Whistleblower Lawyers Use False Claims Act to Target Private Equity Firms Invested In Healthcare and Life Sciences

Recent developments demonstrate that the health care industry – including life sciences companies – continues to be subject to heightened regulatory scrutiny and enforcement risk. This alert addresses the U.S. Department of Justice (“DOJ”) use of the False Claims Act (“FCA”) to pursue private equity investors and their portfolio companies, including life sciences companies. While DOJ has been actively investigating private equity portfolio companies, the driver behind the majority of DOJ’s investigations are whistleblower plaintiff lawyers who file qui tam suits alleging FCA violations. These lawyers have found a receptive audience in both legislative and executive branches of the federal government and are bringing pressure on DOJ to ramp up its focus on the private equity industry, a perceived deep-pocket in FCA cases.
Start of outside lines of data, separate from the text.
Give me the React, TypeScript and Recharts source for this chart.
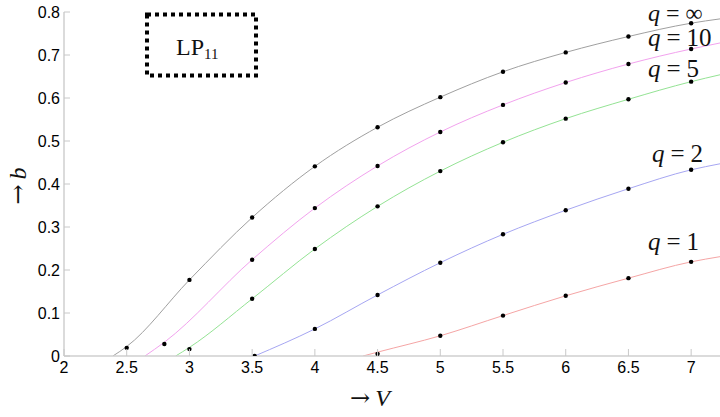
import React from 'react'
import { ComposedChart, Line, Scatter, XAxis, YAxis } from 'recharts'

const vTicks: number[] = [2, 2.5, 3, 3.5, 4, 4.5, 5, 5.5, 6, 6.5, 7]
const bTicks: number[] = [0, 0.1, 0.2, 0.3, 0.4, 0.5, 0.6, 0.7, 0.8]

// computed points (dots)
const dotsInf = [
  { V: 2.5, b: 0.019 }, { V: 3, b: 0.177 }, { V: 3.5, b: 0.322 }, { V: 4, b: 0.441 },
  { V: 4.5, b: 0.532 }, { V: 5, b: 0.602 }, { V: 5.5, b: 0.661 }, { V: 6, b: 0.706 },
  { V: 6.5, b: 0.743 }, { V: 7, b: 0.774 }
]
const dotsQ10 = [
  { V: 2.8, b: 0.028 }, { V: 3.5, b: 0.224 }, { V: 4, b: 0.344 }, { V: 4.5, b: 0.442 },
  { V: 5, b: 0.521 }, { V: 5.5, b: 0.584 }, { V: 6, b: 0.636 }, { V: 6.5, b: 0.679 },
  { V: 7, b: 0.714 }
]
const dotsQ5 = [
  { V: 3, b: 0.016 }, { V: 3.5, b: 0.133 }, { V: 4, b: 0.249 }, { V: 4.5, b: 0.348 },
  { V: 5, b: 0.43 }, { V: 5.5, b: 0.497 }, { V: 6, b: 0.552 }, { V: 6.5, b: 0.597 },
  { V: 7, b: 0.638 }
]
const dotsQ2 = [
  { V: 3.52, b: 0 }, { V: 4, b: 0.063 }, { V: 4.5, b: 0.142 }, { V: 5, b: 0.217 },
  { V: 5.5, b: 0.283 }, { V: 6, b: 0.339 }, { V: 6.5, b: 0.389 }, { V: 7, b: 0.433 }
]
const dotsQ1 = [
  { V: 4.5, b: 0.005 }, { V: 5, b: 0.047 }, { V: 5.5, b: 0.094 }, { V: 6, b: 0.14 },
  { V: 6.5, b: 0.181 }, { V: 7, b: 0.219 }
]

// continuous curves
const curveInf = [
  { V: 2.39, b: 0 }, { V: 2.5, b: 0.022 }, { V: 3, b: 0.177 }, { V: 3.5, b: 0.322 },
  { V: 4, b: 0.441 }, { V: 4.5, b: 0.532 }, { V: 5, b: 0.602 }, { V: 5.5, b: 0.661 },
  { V: 6, b: 0.706 }, { V: 6.5, b: 0.743 }, { V: 7, b: 0.774 }, { V: 7.23, b: 0.784 }
]
const curveQ10 = [
  { V: 2.645, b: 0 }, { V: 2.8, b: 0.032 }, { V: 3.5, b: 0.224 }, { V: 4, b: 0.344 },
  { V: 4.5, b: 0.442 }, { V: 5, b: 0.521 }, { V: 5.5, b: 0.584 }, { V: 6, b: 0.636 },
  { V: 6.5, b: 0.679 }, { V: 7, b: 0.714 }, { V: 7.23, b: 0.728 }
]
const curveQ5 = [
  { V: 2.89, b: 0 }, { V: 3, b: 0.02 }, { V: 3.5, b: 0.133 }, { V: 4, b: 0.249 },
  { V: 4.5, b: 0.348 }, { V: 5, b: 0.43 }, { V: 5.5, b: 0.497 }, { V: 6, b: 0.552 },
  { V: 6.5, b: 0.597 }, { V: 7, b: 0.638 }, { V: 7.23, b: 0.654 }
]
const curveQ2 = [
  { V: 3.52, b: 0 }, { V: 4, b: 0.063 }, { V: 4.5, b: 0.142 }, { V: 5, b: 0.217 },
  { V: 5.5, b: 0.283 }, { V: 6, b: 0.339 }, { V: 6.5, b: 0.389 }, { V: 7, b: 0.433 },
  { V: 7.23, b: 0.447 }
]
const curveQ1 = [
  { V: 4.384, b: 0 }, { V: 4.5, b: 0.009 }, { V: 5, b: 0.047 }, { V: 5.5, b: 0.094 },
  { V: 6, b: 0.14 }, { V: 6.5, b: 0.181 }, { V: 7, b: 0.219 }, { V: 7.23, b: 0.231 }
]

const tickFont = '"Liberation Sans", Arial, sans-serif'
const mathFont = '"Liberation Serif", "Times New Roman", serif'
const arrowFont = '"DejaVu Serif", "DejaVu Sans", serif'

const YTick = (props: any) => {
  const { x, y, payload } = props
  return (
    <g>
      <line x1={x} x2={x + 6} y1={y} y2={y} stroke="#c8c8c8" />
      <text x={x - 4} y={y + 5.5} textAnchor="end" fontSize={16} fontFamily={tickFont} fill="#000">
        {payload.value}
      </text>
    </g>
  )
}

const XTick = (props: any) => {
  const { x, y, payload } = props
  return (
    <g>
      <line x1={x} x2={x} y1={y} y2={y - 7} stroke="#c8c8c8" />
      <text x={x} y={y + 17} textAnchor="middle" fontSize={16} fontFamily={tickFont} fill="#000">
        {payload.value}
      </text>
    </g>
  )
}

const Dot = (props: any) => <circle cx={props.cx} cy={props.cy} r={2.2} fill="#000" />

const qLabel = (x: number, y: number, rhs: string, size = 25) => (
  <text x={x} y={y} fontSize={size} fontFamily={mathFont} fill="#111">
    <tspan fontStyle="italic">q</tspan>
    <tspan dx={6}>=</tspan>
    <tspan dx={6}>{rhs}</tspan>
  </text>
)

const App: React.FC = () => {
  return (
    <div style={{ position: 'absolute', left: 0, top: 0, width: 720, height: 417, background: '#fff' }}>
      <ComposedChart width={720} height={417} margin={{ top: 12, right: 0, bottom: 0, left: 0 }}>
        <XAxis
          dataKey="V"
          type="number"
          domain={[2, 7.23]}
          ticks={vTicks}
          interval={0}
          allowDataOverflow
          height={61}
          tickSize={0}
          tickMargin={0}
          tickLine={false}
          axisLine={{ stroke: '#cfcfcf', strokeWidth: 1.5 }}
          tick={<XTick />}
        />
        <YAxis
          dataKey="b"
          type="number"
          domain={[0, 0.8]}
          ticks={bTicks}
          interval={0}
          allowDataOverflow
          width={64}
          tickSize={0}
          tickMargin={0}
          tickLine={false}
          axisLine={{ stroke: '#cfcfcf', strokeWidth: 1.5 }}
          tick={<YTick />}
        />
        <Line data={curveInf} dataKey="b" type="monotone" stroke="#a0a0a0" strokeWidth={1} dot={false} isAnimationActive={false} />
        <Line data={curveQ10} dataKey="b" type="monotone" stroke="#f2a2ee" strokeWidth={1} dot={false} isAnimationActive={false} />
        <Line data={curveQ5} dataKey="b" type="monotone" stroke="#94e394" strokeWidth={1} dot={false} isAnimationActive={false} />
        <Line data={curveQ2} dataKey="b" type="monotone" stroke="#a6a6f2" strokeWidth={1} dot={false} isAnimationActive={false} />
        <Line data={curveQ1} dataKey="b" type="monotone" stroke="#f5a5a5" strokeWidth={1} dot={false} isAnimationActive={false} />
        <Scatter data={dotsInf} dataKey="b" shape={<Dot />} isAnimationActive={false} />
        <Scatter data={dotsQ10} dataKey="b" shape={<Dot />} isAnimationActive={false} />
        <Scatter data={dotsQ5} dataKey="b" shape={<Dot />} isAnimationActive={false} />
        <Scatter data={dotsQ2} dataKey="b" shape={<Dot />} isAnimationActive={false} />
        <Scatter data={dotsQ1} dataKey="b" shape={<Dot />} isAnimationActive={false} />
      </ComposedChart>
      <svg width={720} height={417} style={{ position: 'absolute', left: 0, top: 0, pointerEvents: 'none' }}>
        <rect x={147} y={14.5} width={109} height={61} fill="none" stroke="#000" strokeWidth={4} strokeDasharray="4 4" />
        <text x={176} y={55} fontSize={24} fontFamily={mathFont} fill="#111">
          LP<tspan fontSize={15} dy={4}>11</tspan>
        </text>
        {qLabel(648, 21, '∞', 24)}
        {qLabel(648, 46, '10')}
        {qLabel(648, 77, '5')}
        {qLabel(652, 162, '2')}
        {qLabel(648, 250, '1')}
        <text x={370} y={406} textAnchor="middle" fontSize={24} fill="#111">
          <tspan fontFamily={arrowFont}>→</tspan>
          <tspan dx={5} fontStyle="italic" fontFamily={mathFont}>V</tspan>
        </text>
        <text
          x={0}
          y={0}
          transform="translate(26 186) rotate(-90)"
          textAnchor="middle"
          fontSize={24}
          fill="#111"
        >
          <tspan fontFamily={arrowFont}>→</tspan>
          <tspan dx={5} fontStyle="italic" fontFamily={mathFont}>b</tspan>
        </text>
      </svg>
    </div>
  )
}

export default App
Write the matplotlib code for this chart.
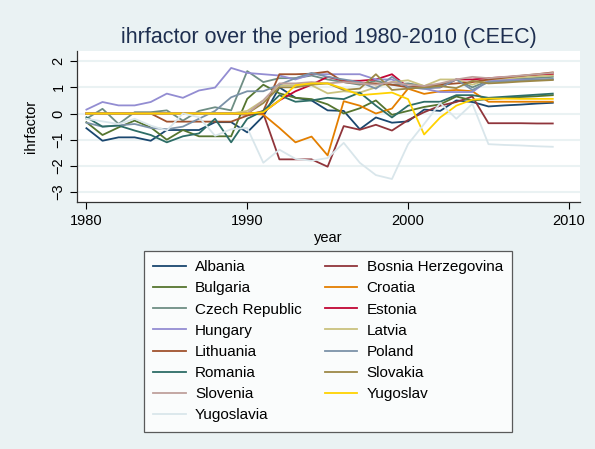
import matplotlib
matplotlib.use('Agg')
import matplotlib.pyplot as plt

plt.rcParams['font.family'] = ['Liberation Sans', 'DejaVu Sans']

# ── Data ──
years = list(range(1980, 2010))

albania = [-0.56, -1.04, -0.91, -0.91, -1.04, -0.63, -0.63, -0.63, -0.33, -0.33,
           -0.72, -0.10, 1.00, 0.60, 0.50, 0.12, 0.10, -0.60, -0.15, -0.35,
           -0.30, 0.15, 0.10, 0.50, 0.44, 0.27, 0.31, 0.34, 0.38, 0.41]
bosnia = [0.0, 0.0, 0.0, 0.0, 0.0, 0.0, 0.0, 0.0, 0.0, 0.0,
          -0.05, 0.0, -1.75, -1.75, -1.75, -2.03, -0.48, -0.62, -0.43, -0.65,
          -0.25, 0.05, 0.30, 0.44, 0.65, -0.37, -0.37, -0.37, -0.38, -0.38]
bulgaria = [-0.33, -0.82, -0.53, -0.27, -0.53, -1.00, -0.63, -0.87, -0.87, -0.87,
            0.56, 1.10, 0.77, 0.60, 0.55, 0.35, 0.00, 0.20, 0.50, -0.05,
            0.10, 0.25, 0.35, 0.65, 0.50, 0.55, 0.59, 0.63, 0.66, 0.70]
croatia = [0.0, 0.0, 0.0, 0.0, 0.0, 0.0, 0.0, 0.0, 0.0, 0.0,
           0.0, -0.04, -0.55, -1.10, -0.88, -1.60, 0.47, 0.30, 0.00, 0.19,
           0.95, 0.75, 0.85, 0.90, 0.85, 0.45, 0.45, 0.45, 0.45, 0.45]
czech = [-0.20, 0.18, -0.40, 0.05, 0.05, 0.12, -0.27, 0.10, 0.24, 0.12,
         1.62, 1.20, 1.35, 1.35, 1.45, 1.30, 1.20, 1.10, 1.25, 1.10,
         1.15, 1.05, 1.10, 1.30, 1.00, 1.25, 1.29, 1.33, 1.36, 1.40]
estonia = [0.0, 0.0, 0.0, 0.0, 0.0, 0.0, 0.0, 0.0, 0.0, 0.0,
           0.0, 0.05, 0.50, 0.85, 1.10, 1.40, 1.25, 1.25, 1.30, 1.50,
           1.00, 1.00, 1.00, 1.30, 1.30, 1.35, 1.39, 1.43, 1.47, 1.50]
hungary = [0.15, 0.44, 0.31, 0.31, 0.44, 0.76, 0.60, 0.88, 0.99, 1.74,
           1.55, 1.50, 1.45, 1.30, 1.50, 1.50, 1.50, 1.50, 1.30, 1.30,
           1.00, 0.95, 0.82, 0.82, 0.82, 1.27, 1.28, 1.29, 1.30, 1.30]
latvia = [0.0, 0.0, 0.0, 0.0, 0.0, 0.0, 0.0, 0.0, 0.0, 0.0,
          0.10, 0.50, 1.08, 1.08, 1.08, 0.77, 0.85, 0.80, 1.00, 1.20,
          1.27, 1.05, 1.30, 1.30, 1.10, 1.30, 1.34, 1.38, 1.42, 1.45]
lithuania = [0.0, 0.0, 0.0, 0.0, 0.0, -0.31, -0.31, -0.31, -0.31, -0.31,
             -0.08, 0.10, 1.50, 1.50, 1.52, 1.60, 1.20, 1.15, 1.15, 1.10,
             1.00, 1.05, 1.10, 1.15, 1.20, 1.30, 1.37, 1.44, 1.50, 1.57]
poland = [-0.35, -0.50, -0.45, -0.40, -0.55, -0.60, -0.50, -0.20, 0.10, 0.62,
          0.85, 0.85, 1.10, 1.35, 1.55, 1.40, 1.30, 1.20, 0.95, 1.40,
          1.00, 0.95, 1.00, 1.30, 0.90, 1.20, 1.23, 1.26, 1.29, 1.32]
romania = [-0.14, -0.50, -0.46, -0.65, -0.82, -1.10, -0.87, -0.76, -0.20, -1.10,
           -0.20, 0.10, 0.70, 0.45, 0.50, 0.60, 0.55, 0.80, 0.30, -0.15,
           0.30, 0.45, 0.45, 0.70, 0.70, 0.60, 0.64, 0.68, 0.72, 0.76]
slovakia = [0.0, 0.0, 0.0, 0.0, 0.0, 0.0, 0.0, 0.0, 0.0, 0.0,
            0.0, 0.40, 1.00, 1.00, 1.10, 1.15, 0.90, 0.95, 1.50, 0.90,
            0.95, 1.00, 1.05, 0.97, 1.25, 1.15, 1.18, 1.22, 1.25, 1.28]
slovenia = [0.0, 0.0, 0.0, 0.0, 0.0, 0.0, 0.0, 0.0, 0.0, 0.0,
            0.0, 0.50, 1.15, 1.15, 1.20, 1.15, 1.20, 1.15, 1.10, 1.20,
            1.10, 1.05, 1.15, 1.30, 1.40, 1.35, 1.40, 1.45, 1.50, 1.55]
yugoslav = [0.0, 0.0, 0.0, 0.0, 0.0, 0.0, 0.0, 0.0, 0.0, 0.0,
            0.0, 0.05, 0.50, 1.08, 1.15, 1.15, 0.95, 0.70, 0.75, 0.80,
            0.55, -0.80, -0.15, 0.30, 0.53, 0.57, 0.57, 0.56, 0.56, 0.56]
yugoslavia = [-0.20, -0.30, -0.40, -0.20, -0.46, -0.65, 0.00, -0.14, -0.85, -0.60,
              -0.55, -1.88, -1.38, -1.73, -1.80, -1.70, -1.12, -1.88, -2.35, -2.50,
              -1.17, -0.40, 0.40, -0.20, 0.37, -1.17, -1.20, -1.22, -1.25, -1.27]

countries = ['Albania', 'Bosnia Herzegovina', 'Bulgaria', 'Croatia', 'Czech Republic',
             'Estonia', 'Hungary', 'Latvia', 'Lithuania', 'Poland', 'Romania',
             'Slovakia', 'Slovenia', 'Yugoslav', 'Yugoslavia']
series = [albania, bosnia, bulgaria, croatia, czech, estonia, hungary, latvia,
          lithuania, poland, romania, slovakia, slovenia, yugoslav, yugoslavia]

# Stata s2color palette
colors = ['#1a476f', '#90353b', '#55752f', '#e37e00', '#6e8e84', '#c10534',
          '#938dd2', '#cac27e', '#a0522d', '#7b92a8', '#2d6d66', '#9c8847',
          '#bfa19c', '#ffd200', '#d9e6eb']

bg = '#eaf2f3'

fig = plt.figure(figsize=(5.95, 4.49), dpi=100)
fig.patch.set_facecolor(bg)
ax = fig.add_axes([0.129, 0.550, 0.846, 0.336])
ax.set_facecolor('white')

handles = []
for name, vals, c in zip(countries, series, colors):
    h, = ax.plot(years, vals, color=c, lw=1.3, label=name)
    handles.append(h)

ax.set_xlim(1979.4, 2010.7)
ax.set_ylim(-3.38, 2.38)
ax.set_xticks([1980, 1990, 2000, 2010])
ax.set_yticks([2, 1, 0, -1, -2, -3])
ax.yaxis.grid(True, color=bg, lw=1.5)
ax.set_axisbelow(True)
ax.tick_params(direction='out', length=5, width=0.8, labelsize=10.5, colors='black')
ax.tick_params(axis='y', pad=3)
for lab in ax.get_yticklabels():
    lab.set_rotation(90)
    lab.set_va('center')
for s in ['top', 'right']:
    ax.spines[s].set_visible(False)
for s in ['left', 'bottom']:
    ax.spines[s].set_color('#333333')
    ax.spines[s].set_linewidth(0.9)

ax.set_xlabel('year', fontsize=10.5, labelpad=2)
ax.set_ylabel('ihrfactor', fontsize=10.5, labelpad=10)
ax.set_title('ihrfactor over the period 1980-2010 (CEEC)', fontsize=15.5,
             color='#1e2f50', pad=6)

# legend order: two columns filled row-wise like Stata
order = [0, 2, 4, 6, 8, 10, 12, 14, 1, 3, 5, 7, 9, 11, 13]
leg = fig.legend([handles[i] for i in order], [countries[i] for i in order],
                 ncol=2, loc='upper center', bbox_to_anchor=(0.551, 0.441),
                 fontsize=11, frameon=True, fancybox=False, handlelength=2.15,
                 handletextpad=0.6, columnspacing=1.5, labelspacing=0.47,
                 borderpad=0.6, borderaxespad=0)
leg.get_frame().set_edgecolor('#333333')
leg.get_frame().set_linewidth(0.9)
leg.get_frame().set_facecolor('white')

fig.savefig('out.png', dpi=100, facecolor=bg)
Our lawyers Kirk Ogrosky, Anne Railton, John LeClaire and Chris Wilson examine the issue in this client alert.
Private equity investment in health care companies has garnered increasingly critical attention from the federal government, including recent scrutiny by Congress in March 2021, when the Oversight Subcommittee of the U.S. House of Representatives’ Ways and Means Committee held a hearing on “Examining Private Equity’s Expanded Role in the U.S. Health Care System.”